Although the full model HLI uses in constructing informed priors is different from that presented in S4 (e.g. it includes a bunch of moderators), they appear to be constructed with monte carlo on the confidence intervals for the average, not the prediction interval for the data. So I believe the informed prior is actually one of the (adjusted) “Average effect of psychotherapy interventions as a whole”, not a prior for (e.g.) “the effect size reported in a given PT study.” The latter would need to use the prediction intervals, and have a much wider distribution.[3]
I think this ably explains exactly why the Bayesian method for (e.g.) Strongminds gives very bizarre results when deployed as the report does, but they do make much more sense if re-interpreted as (in essence) computing the expected effect size of ‘a future strongminds-like intervention’, but not the effect size we should believe StrongMinds actually has once in receipt of trial data upon it specifically. E.g.:
The histogram of effect sizes shows some comparisons had an effect size < 0, but the ‘informed prior’ suggests P(ES < 0) is extremely low. As a prior for the effect size of the next study, it is much too confident, given the data, a trial will report positive effects (you have >1/72 studies being negative, so surely it cannot be <1%, etc.). As a prior for the average effect size, this confidence is warranted: given the large number of studies in our sample, most of which report positive effects, we would be very surprised to discover the true average effect size is negative.

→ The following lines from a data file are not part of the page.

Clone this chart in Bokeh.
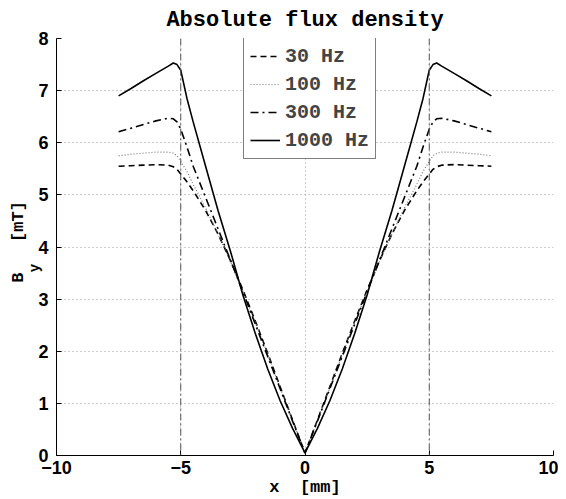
from bokeh.plotting import figure
from bokeh.models import Legend, LegendItem, Span, Title, FixedTicker, Range1d
from bokeh.embed import file_html
from bokeh.resources import INLINE

# ---- data ----
x_mm = [-7.5, -7, -6.5, -6, -5.5, -5.3, -5.15, -5, -4.75, -4.5, -4, -3.5, -3, -2.5, -2, -1.5, -1, -0.5, 0,
        0.5, 1, 1.5, 2, 2.5, 3, 3.5, 4, 4.5, 4.75, 5, 5.15, 5.3, 5.5, 6, 6.5, 7, 7.5]
b_30 = [5.55, 5.56, 5.57, 5.58, 5.57, 5.54, 5.49, 5.40, 5.25, 5.08, 4.70, 4.25, 3.74, 3.18, 2.58, 1.96, 1.32, 0.68, 0.05,
        0.68, 1.32, 1.96, 2.58, 3.18, 3.74, 4.25, 4.70, 5.08, 5.25, 5.40, 5.49, 5.54, 5.57, 5.58, 5.57, 5.56, 5.55]
b_100 = [5.75, 5.78, 5.80, 5.82, 5.82, 5.80, 5.75, 5.64, 5.45, 5.20, 4.75, 4.25, 3.72, 3.15, 2.56, 1.94, 1.30, 0.67, 0.05,
         0.67, 1.30, 1.94, 2.56, 3.15, 3.72, 4.25, 4.75, 5.20, 5.45, 5.64, 5.75, 5.80, 5.82, 5.82, 5.80, 5.78, 5.75]
b_300 = [6.21, 6.28, 6.35, 6.42, 6.47, 6.46, 6.40, 6.26, 5.92, 5.55, 4.95, 4.35, 3.75, 3.14, 2.52, 1.90, 1.28, 0.66, 0.05,
         0.66, 1.28, 1.90, 2.52, 3.14, 3.75, 4.35, 4.95, 5.55, 5.92, 6.26, 6.40, 6.46, 6.47, 6.42, 6.35, 6.28, 6.21]
b_1000 = [6.90, 7.04, 7.19, 7.33, 7.47, 7.53, 7.50, 7.39, 6.85, 6.40, 5.55, 4.70, 3.92, 3.08, 2.34, 1.66, 1.05, 0.52, 0.05,
          0.52, 1.05, 1.66, 2.34, 3.08, 3.92, 4.70, 5.55, 6.40, 6.85, 7.39, 7.50, 7.53, 7.47, 7.33, 7.19, 7.04, 6.90]
series_labels = ["30 Hz", "100 Hz", "300 Hz", "1000 Hz"]
boundary_x = [-5, 5]
x_ticks = [-10, -5, 0, 5, 10]
x_tick_labels = ["\u221210", "\u22125", "0", "5", "10"]
y_ticks = [0, 1, 2, 3, 4, 5, 6, 7, 8]

MONO = "Liberation Mono"
SANS = "Liberation Sans"
NB = "\u00a0"

p = figure(width=558, height=499, output_backend="svg", toolbar_location=None,
           x_range=Range1d(-10, 10), y_range=Range1d(0, 8),
           min_border_left=56, min_border_right=5, min_border_top=37, min_border_bottom=43)
p.outline_line_color = None
p.background_fill_color = "white"

# title
p.title.text = "Absolute flux density"
p.title.align = "center"
p.title.text_font = MONO
p.title.text_font_style = "bold"
p.title.text_font_size = "22px"
p.title.text_color = "black"
p.title.standoff = 11

# axes
for ax in (p.xaxis[0], p.yaxis[0]):
    ax.axis_line_color = "black"
    ax.axis_line_width = 1
    ax.major_tick_in = 5
    ax.major_tick_out = 0
    ax.minor_tick_line_color = None
    ax.major_label_text_font = SANS
    ax.major_label_text_font_style = "bold"
    ax.major_label_text_font_size = "18px"
    ax.major_label_text_color = "black"
    ax.axis_label_text_font = MONO
    ax.axis_label_text_font_style = "bold"
    ax.axis_label_text_color = "black"
p.xaxis.ticker = FixedTicker(ticks=x_ticks)
p.xaxis.major_label_overrides = {t: l for t, l in zip(x_ticks, x_tick_labels)}
p.xaxis.major_label_standoff = 5
p.xaxis.axis_label = "x" + NB + NB + "[mm]"
p.xaxis.axis_label_text_font_size = "17px"
p.xaxis.axis_label_standoff = 1
p.yaxis.ticker = FixedTicker(ticks=y_ticks)
p.yaxis.major_label_standoff = 8
p.yaxis.axis_label = "y" + NB * 5
p.yaxis.axis_label_text_font_size = "14px"
p.yaxis.axis_label_standoff = -8

# outer part of the y label: "B   [mT]"
p.add_layout(Title(text=NB + "B" + NB * 3 + "[mT]", align="center", standoff=-6,
                   text_font=MONO, text_font_style="bold", text_font_size="17px",
                   text_color="black"), "left")

# grid
for g in (p.xgrid[0], p.ygrid[0]):
    g.grid_line_color = "#9a9a9a"
    g.grid_line_dash = "1 3"
    g.grid_line_width = 1

# boundary markers
for bx in boundary_x:
    p.add_layout(Span(location=bx, dimension="height", line_color="#555555",
                      line_dash="7 3 2 3", line_width=1))

r30 = p.line(x_mm, b_30, line_color="black", line_width=1.6, line_dash="6 4")
r100 = p.line(x_mm, b_100, line_color="#777777", line_width=1.2, line_dash="1 2")
r300 = p.line(x_mm, b_300, line_color="black", line_width=1.6, line_dash="8 4 2 4")
r1000 = p.line(x_mm, b_1000, line_color="black", line_width=1.6)

legend = Legend(items=[LegendItem(label=series_labels[0], renderers=[r30]),
                       LegendItem(label=series_labels[1], renderers=[r100]),
                       LegendItem(label=series_labels[2], renderers=[r300]),
                       LegendItem(label=series_labels[3], renderers=[r1000])],
                location=(187, 296))
legend.label_text_font = MONO
legend.label_text_font_style = "bold"
legend.label_text_font_size = "20px"
legend.glyph_width = 30
legend.glyph_height = 24
legend.label_height = 24
legend.label_standoff = 5
legend.spacing = 4
legend.padding = 6
legend.margin = 0
legend.border_line_color = "black"
legend.border_line_width = 1
legend.background_fill_color = "white"
legend.background_fill_alpha = 1
p.add_layout(legend, "center")

open("out.html", "w").write(file_html(p, INLINE))
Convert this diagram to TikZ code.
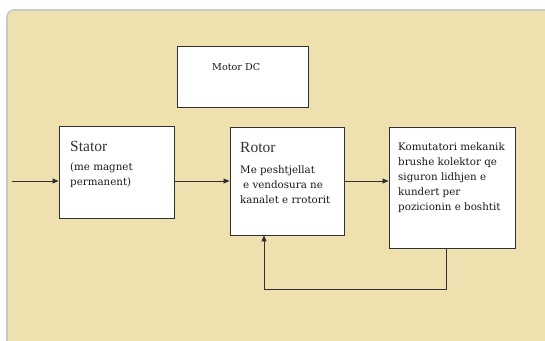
\documentclass[tikz,border=0pt]{standalone}
\usepackage{fontspec}
\setmainfont{Liberation Serif}
\newfontfamily\slab{DejaVu Serif}
\usetikzlibrary{arrows.meta}
\definecolor{panelfill}{HTML}{EEE1AF}
\definecolor{paneledge}{HTML}{C9C9C4}
\definecolor{boxedge}{HTML}{303030}
\tikzset{
  blockbox/.style={draw=boxedge, fill=white, line width=0.9pt, inner sep=0pt},
  title/.style={anchor=base west, inner sep=0pt, font=\fontsize{15.5}{18}\selectfont, text=black!80},
  body/.style={anchor=base west, inner sep=0pt, align=left, text=black!90,
    font=\slab\fontsize{10.3}{15}\selectfont},
  conn/.style={draw=boxedge, line width=0.8pt, -{Triangle[length=6pt,width=5pt]}}
}
\begin{document}
\begin{tikzpicture}[x=1pt,y=-1pt]
  \useasboundingbox (0,0) rectangle (545,340);
  \fill[white] (0,0) rectangle (545,340);
  % background panel
  \draw[fill=panelfill, draw=paneledge, line width=1.6pt, rounded corners=7pt] (7,10) rectangle (565,360);

  % blocks
  \node[blockbox, minimum width=131pt, minimum height=61pt] (motor) at (242.5,76.5) {};
  \node[blockbox, minimum width=115pt, minimum height=92pt] (stator) at (116.5,172) {};
  \node[blockbox, minimum width=114pt, minimum height=108pt] (rotor) at (287,181) {};
  \node[blockbox, minimum width=126pt, minimum height=121pt] (kom) at (452,187.5) {};

  % texts (multi-line bodies are placed by the baseline of their last line)
  \node[body, font=\slab\fontsize{9.6}{11}\selectfont] (motortxt) at (212,70) {Motor DC};
  \node[title] (statortitle) at (70,151) {Stator};
  \node[body] (statortxt) at (70,185) {(me magnet\\permanent)};
  \node[title] (rotortitle) at (240,152) {Rotor};
  \node[body] (rotortxt) at (240,203) {Me peshtjellat\\\hspace{3pt}e vendosura ne\\kanalet e rrotorit};
  \node[body] (komtxt) at (398,210) {Komutatori mekanik\\brushe kolektor qe\\siguron lidhjen e\\kundert per\\pozicionin e boshtit};

  % connectors
  \coordinate (in) at (12,181);
  \draw[conn] (in) -- (stator.west |- in);
  \draw[conn] (stator.east |- in) -- (rotor.west |- in);
  \draw[conn] (rotor.east |- in) -- (kom.west |- in);
  \coordinate (fbR) at (446,289);
  \coordinate (fbL) at (264,289);
  \draw[conn] (kom.south -| fbR) -- (fbR) -- (fbL) -- (rotor.south -| fbL);
\end{tikzpicture}
\end{document}
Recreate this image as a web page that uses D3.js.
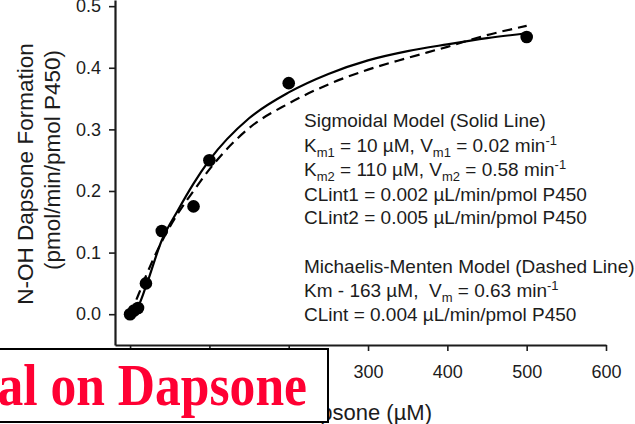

The prior doesn’t update very much on data provided. E.g. When we stipulate the trials upon strongminds report a near-zero effect of 0.05 WELLBYs, our estimate of 1.49 WELLBYS goes to 1.26: so we should (apparently) believe in such a circumstance the efficacy of SM is ~25 times greater than the trial data upon it indicates. This is, obviously, absurd. However, such a small update is appropriate if it were to ~the average of PT interventions as a whole: that we observe a new PT intervention has much below average results should cause our average to shift a little towards the new findings, but not much.
In essence, the update we are interested in is not “How effective should we expect future interventions like Strongminds are given the data on Strongminds efficacy”, but simply “How effective should we expect Strongminds is given the data on how effective Strongminds is”. Given the massive heterogeneity and wide prediction interval, the (correct) informed prior is pretty uninformative, as it isn’t that surprised by anything in a very wide range of values, and so on finding trial data on SM with a given estimate in this range, our estimate should update to match it pretty closely.[4]
(This also should mean, unlike the report suggests, the SM estimate is not that ‘robust’ to adverse data. Eyeballing it, I’d guess the posterior should be going down by a factor of 2-3 conditional on the stipulated data versus currently reported results).
I’m aware confidence intervals are not credible intervals, and that ‘the 95% CI tells you where the true value is with 95% likelihood’ strictly misinterprets what a confidence interval is, etc. (see) But perhaps ‘close enough’, so I’m going to pretend these are credible intervals, and asterisk each time I assume the strictly incorrect interpretation.
Cf. Cochrane:
Although I think the same mean, so it will give the right ‘best guess’ initial estimates.
Obviously, modulo all the other issues I suggest with both the meta-analysis as a whole, that we in fact would incorporate other sources of information into our actual prior, etc. etc.